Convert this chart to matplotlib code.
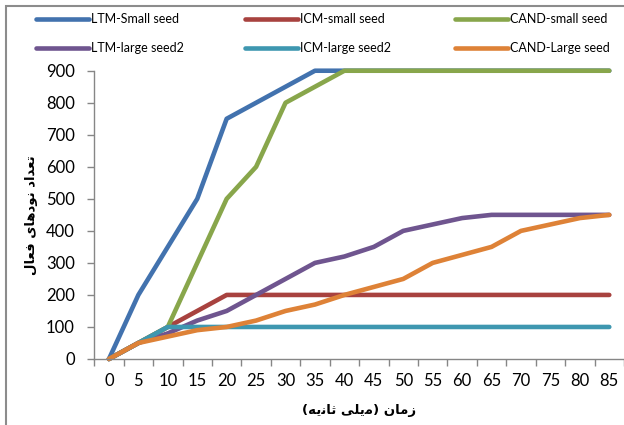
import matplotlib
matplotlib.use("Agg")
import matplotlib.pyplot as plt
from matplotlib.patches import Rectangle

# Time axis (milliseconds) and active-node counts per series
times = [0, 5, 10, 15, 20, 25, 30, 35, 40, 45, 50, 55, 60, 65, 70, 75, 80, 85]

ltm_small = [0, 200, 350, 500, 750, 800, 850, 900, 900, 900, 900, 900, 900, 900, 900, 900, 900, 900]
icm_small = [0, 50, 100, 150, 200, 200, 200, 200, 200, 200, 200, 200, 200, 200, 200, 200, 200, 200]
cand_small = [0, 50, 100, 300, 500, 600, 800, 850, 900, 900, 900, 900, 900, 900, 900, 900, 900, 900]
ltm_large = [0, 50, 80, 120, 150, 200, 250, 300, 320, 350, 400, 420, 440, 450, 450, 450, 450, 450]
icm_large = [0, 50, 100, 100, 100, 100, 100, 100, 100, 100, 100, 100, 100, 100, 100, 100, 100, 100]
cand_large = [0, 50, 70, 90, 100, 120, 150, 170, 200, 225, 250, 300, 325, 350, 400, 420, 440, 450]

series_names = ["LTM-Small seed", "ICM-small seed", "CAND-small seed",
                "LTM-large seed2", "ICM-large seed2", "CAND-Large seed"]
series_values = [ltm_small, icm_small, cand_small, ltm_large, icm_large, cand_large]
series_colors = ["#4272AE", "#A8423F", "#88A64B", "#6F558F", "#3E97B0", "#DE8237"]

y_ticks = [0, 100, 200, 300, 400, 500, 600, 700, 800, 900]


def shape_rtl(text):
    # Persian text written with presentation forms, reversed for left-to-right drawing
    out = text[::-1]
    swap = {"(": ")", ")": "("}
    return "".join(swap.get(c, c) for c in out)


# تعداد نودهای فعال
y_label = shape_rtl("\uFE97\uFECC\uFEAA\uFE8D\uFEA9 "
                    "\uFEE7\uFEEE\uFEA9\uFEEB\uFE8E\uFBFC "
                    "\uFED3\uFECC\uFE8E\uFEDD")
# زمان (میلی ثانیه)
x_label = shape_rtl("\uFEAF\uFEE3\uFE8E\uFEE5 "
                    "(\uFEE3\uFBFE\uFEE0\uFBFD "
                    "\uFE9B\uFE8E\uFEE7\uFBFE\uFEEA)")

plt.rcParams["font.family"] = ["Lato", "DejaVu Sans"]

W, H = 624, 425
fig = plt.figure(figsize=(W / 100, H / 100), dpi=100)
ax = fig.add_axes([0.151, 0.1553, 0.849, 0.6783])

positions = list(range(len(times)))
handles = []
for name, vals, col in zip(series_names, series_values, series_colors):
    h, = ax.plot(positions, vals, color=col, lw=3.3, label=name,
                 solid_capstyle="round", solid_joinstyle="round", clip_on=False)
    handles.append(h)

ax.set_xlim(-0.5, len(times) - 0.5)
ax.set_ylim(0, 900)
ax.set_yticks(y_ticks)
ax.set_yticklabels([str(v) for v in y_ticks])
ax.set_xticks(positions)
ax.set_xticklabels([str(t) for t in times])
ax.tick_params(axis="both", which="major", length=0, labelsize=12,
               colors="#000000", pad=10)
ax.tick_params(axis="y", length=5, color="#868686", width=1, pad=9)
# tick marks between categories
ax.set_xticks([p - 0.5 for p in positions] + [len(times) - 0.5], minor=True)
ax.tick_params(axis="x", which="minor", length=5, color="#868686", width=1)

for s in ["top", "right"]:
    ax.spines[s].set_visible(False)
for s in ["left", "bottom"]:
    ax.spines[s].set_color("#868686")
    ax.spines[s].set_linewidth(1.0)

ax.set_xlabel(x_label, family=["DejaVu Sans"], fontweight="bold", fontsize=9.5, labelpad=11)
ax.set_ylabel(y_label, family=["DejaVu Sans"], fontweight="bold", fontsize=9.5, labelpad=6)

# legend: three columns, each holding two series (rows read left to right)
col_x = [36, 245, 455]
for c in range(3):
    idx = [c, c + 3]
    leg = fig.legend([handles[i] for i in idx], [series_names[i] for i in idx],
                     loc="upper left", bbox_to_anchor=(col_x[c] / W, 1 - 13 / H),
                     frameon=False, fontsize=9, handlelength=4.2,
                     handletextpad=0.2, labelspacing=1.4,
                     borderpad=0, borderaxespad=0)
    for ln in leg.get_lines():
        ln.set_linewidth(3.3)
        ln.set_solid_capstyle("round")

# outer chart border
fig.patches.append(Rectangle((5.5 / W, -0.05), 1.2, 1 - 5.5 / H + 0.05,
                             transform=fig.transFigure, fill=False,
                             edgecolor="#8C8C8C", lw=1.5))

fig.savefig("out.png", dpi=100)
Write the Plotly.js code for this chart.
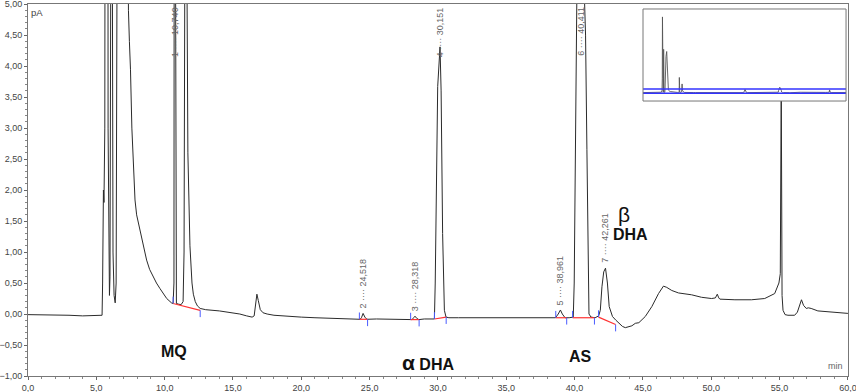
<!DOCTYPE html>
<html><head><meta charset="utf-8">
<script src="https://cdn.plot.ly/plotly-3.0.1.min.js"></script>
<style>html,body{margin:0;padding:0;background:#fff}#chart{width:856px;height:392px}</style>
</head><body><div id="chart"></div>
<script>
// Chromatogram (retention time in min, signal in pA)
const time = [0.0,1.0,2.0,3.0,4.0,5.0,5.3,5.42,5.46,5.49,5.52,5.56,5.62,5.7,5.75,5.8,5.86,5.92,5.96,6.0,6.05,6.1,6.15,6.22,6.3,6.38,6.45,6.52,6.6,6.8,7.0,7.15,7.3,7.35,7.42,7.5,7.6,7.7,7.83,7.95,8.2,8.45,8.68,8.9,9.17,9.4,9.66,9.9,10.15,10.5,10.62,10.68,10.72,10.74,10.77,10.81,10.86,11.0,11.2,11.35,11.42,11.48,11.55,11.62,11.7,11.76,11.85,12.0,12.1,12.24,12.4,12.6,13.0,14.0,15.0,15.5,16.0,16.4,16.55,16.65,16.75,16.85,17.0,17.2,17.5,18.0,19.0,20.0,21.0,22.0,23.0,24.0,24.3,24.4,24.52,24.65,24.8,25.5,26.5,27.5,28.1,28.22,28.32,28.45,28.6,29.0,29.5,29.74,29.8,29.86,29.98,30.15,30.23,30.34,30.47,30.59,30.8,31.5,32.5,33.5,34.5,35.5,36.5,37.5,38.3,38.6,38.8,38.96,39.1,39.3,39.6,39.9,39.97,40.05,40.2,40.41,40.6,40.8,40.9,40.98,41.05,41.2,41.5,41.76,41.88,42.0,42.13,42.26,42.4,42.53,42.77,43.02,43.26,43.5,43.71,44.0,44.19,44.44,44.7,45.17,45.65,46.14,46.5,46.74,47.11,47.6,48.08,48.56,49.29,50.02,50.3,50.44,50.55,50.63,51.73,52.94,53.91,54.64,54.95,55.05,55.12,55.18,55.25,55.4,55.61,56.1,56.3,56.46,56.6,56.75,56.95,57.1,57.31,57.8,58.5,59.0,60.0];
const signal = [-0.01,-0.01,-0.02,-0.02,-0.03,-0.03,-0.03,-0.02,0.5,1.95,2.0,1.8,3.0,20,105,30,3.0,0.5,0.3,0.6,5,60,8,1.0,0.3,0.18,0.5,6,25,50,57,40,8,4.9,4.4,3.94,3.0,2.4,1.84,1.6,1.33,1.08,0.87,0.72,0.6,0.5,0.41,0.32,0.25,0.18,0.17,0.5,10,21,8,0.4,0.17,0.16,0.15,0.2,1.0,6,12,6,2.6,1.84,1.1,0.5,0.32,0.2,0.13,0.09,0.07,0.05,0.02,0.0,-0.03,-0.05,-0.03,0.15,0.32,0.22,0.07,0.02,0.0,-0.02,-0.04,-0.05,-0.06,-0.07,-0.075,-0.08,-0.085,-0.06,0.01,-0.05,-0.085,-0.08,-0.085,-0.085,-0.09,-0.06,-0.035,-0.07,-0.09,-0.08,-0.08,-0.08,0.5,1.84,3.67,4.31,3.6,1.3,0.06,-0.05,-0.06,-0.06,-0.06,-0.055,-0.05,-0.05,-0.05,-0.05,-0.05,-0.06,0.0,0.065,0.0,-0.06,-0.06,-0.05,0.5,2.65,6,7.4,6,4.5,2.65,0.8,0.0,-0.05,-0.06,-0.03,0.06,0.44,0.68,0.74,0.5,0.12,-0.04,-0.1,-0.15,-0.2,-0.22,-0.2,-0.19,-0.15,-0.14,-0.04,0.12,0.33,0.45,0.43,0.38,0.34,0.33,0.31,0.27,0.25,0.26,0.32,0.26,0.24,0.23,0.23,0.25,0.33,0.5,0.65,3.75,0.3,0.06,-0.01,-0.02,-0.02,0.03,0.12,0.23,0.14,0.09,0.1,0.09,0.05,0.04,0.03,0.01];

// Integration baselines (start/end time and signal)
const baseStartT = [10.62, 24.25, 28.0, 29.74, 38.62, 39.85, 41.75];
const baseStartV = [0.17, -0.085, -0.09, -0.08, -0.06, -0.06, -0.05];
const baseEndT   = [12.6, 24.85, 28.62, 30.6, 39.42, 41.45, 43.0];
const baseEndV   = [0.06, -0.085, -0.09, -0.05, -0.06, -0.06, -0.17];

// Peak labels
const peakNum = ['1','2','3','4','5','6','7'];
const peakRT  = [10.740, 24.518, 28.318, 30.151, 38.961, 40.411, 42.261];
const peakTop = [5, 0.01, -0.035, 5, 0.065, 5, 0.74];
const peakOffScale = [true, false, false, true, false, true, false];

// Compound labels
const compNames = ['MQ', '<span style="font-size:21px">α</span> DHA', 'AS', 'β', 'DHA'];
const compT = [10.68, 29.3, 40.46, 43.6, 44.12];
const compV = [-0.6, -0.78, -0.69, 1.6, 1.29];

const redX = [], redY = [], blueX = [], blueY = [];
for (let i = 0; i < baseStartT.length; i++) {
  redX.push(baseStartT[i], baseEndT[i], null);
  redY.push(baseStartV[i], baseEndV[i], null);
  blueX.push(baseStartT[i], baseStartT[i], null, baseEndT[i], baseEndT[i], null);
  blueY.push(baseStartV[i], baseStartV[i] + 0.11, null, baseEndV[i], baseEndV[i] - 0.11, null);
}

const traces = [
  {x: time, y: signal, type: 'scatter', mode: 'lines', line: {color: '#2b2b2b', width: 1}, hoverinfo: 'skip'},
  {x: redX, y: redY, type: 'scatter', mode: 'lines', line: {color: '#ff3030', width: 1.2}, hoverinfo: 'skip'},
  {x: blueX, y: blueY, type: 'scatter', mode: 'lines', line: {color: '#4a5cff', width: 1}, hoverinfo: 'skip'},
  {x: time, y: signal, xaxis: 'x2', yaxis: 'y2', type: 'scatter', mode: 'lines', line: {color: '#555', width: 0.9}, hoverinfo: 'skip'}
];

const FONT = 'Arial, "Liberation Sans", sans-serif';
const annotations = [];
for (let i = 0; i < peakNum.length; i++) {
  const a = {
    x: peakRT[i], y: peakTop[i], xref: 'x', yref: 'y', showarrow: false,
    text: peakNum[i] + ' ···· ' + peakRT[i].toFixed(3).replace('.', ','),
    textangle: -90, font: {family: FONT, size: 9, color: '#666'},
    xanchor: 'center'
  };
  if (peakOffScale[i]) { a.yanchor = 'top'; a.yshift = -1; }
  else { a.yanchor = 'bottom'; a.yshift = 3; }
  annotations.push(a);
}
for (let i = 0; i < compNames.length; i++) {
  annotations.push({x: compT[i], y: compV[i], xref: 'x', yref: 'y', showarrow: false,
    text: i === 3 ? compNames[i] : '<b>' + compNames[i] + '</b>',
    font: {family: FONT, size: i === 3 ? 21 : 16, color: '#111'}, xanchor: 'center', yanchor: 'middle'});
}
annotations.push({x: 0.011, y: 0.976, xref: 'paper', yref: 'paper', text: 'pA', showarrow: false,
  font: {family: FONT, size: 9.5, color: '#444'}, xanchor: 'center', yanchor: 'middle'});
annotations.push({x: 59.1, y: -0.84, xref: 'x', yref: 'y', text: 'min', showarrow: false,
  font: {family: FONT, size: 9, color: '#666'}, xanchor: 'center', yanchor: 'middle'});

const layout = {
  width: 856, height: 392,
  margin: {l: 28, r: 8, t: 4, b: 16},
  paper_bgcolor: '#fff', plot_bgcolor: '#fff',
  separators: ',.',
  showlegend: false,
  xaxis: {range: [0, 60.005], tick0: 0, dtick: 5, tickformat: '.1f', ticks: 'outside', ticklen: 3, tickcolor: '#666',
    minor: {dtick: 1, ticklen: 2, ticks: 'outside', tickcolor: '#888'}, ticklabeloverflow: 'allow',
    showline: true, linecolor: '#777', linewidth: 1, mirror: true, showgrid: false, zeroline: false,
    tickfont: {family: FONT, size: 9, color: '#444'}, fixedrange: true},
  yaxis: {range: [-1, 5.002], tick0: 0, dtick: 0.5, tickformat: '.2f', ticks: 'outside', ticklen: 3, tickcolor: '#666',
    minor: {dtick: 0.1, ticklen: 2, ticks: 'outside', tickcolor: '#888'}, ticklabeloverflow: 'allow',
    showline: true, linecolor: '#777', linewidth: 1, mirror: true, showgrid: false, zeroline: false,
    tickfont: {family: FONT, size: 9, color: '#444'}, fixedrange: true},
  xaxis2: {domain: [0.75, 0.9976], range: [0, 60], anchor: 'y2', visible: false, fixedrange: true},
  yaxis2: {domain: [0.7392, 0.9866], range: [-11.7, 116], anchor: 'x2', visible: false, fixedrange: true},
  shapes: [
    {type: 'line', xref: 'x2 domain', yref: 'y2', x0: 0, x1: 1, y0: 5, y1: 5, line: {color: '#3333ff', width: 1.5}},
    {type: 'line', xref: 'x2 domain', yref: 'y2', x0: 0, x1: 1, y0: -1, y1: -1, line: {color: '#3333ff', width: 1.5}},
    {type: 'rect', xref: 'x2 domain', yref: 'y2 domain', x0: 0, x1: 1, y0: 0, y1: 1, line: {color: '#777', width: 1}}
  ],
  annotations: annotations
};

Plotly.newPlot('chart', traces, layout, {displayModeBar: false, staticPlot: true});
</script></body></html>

• **Work to do**:
Output the records above as they stand, from the first line to the line with "700, 800, 900]", inclusive, and exclude the pictures.

• **Answer to this task**:
Convert this chart to matplotlib code.
import matplotlib
matplotlib.use("Agg")
import matplotlib.pyplot as plt
from matplotlib.patches import Rectangle

# Time axis (milliseconds) and active-node counts per series
times = [0, 5, 10, 15, 20, 25, 30, 35, 40, 45, 50, 55, 60, 65, 70, 75, 80, 85]

ltm_small = [0, 200, 350, 500, 750, 800, 850, 900, 900, 900, 900, 900, 900, 900, 900, 900, 900, 900]
icm_small = [0, 50, 100, 150, 200, 200, 200, 200, 200, 200, 200, 200, 200, 200, 200, 200, 200, 200]
cand_small = [0, 50, 100, 300, 500, 600, 800, 850, 900, 900, 900, 900, 900, 900, 900, 900, 900, 900]
ltm_large = [0, 50, 80, 120, 150, 200, 250, 300, 320, 350, 400, 420, 440, 450, 450, 450, 450, 450]
icm_large = [0, 50, 100, 100, 100, 100, 100, 100, 100, 100, 100, 100, 100, 100, 100, 100, 100, 100]
cand_large = [0, 50, 70, 90, 100, 120, 150, 170, 200, 225, 250, 300, 325, 350, 400, 420, 440, 450]

series_names = ["LTM-Small seed", "ICM-small seed", "CAND-small seed",
                "LTM-large seed2", "ICM-large seed2", "CAND-Large seed"]
series_values = [ltm_small, icm_small, cand_small, ltm_large, icm_large, cand_large]
series_colors = ["#4272AE", "#A8423F", "#88A64B", "#6F558F", "#3E97B0", "#DE8237"]

y_ticks = [0, 100, 200, 300, 400, 500, 600, 700, 800, 900]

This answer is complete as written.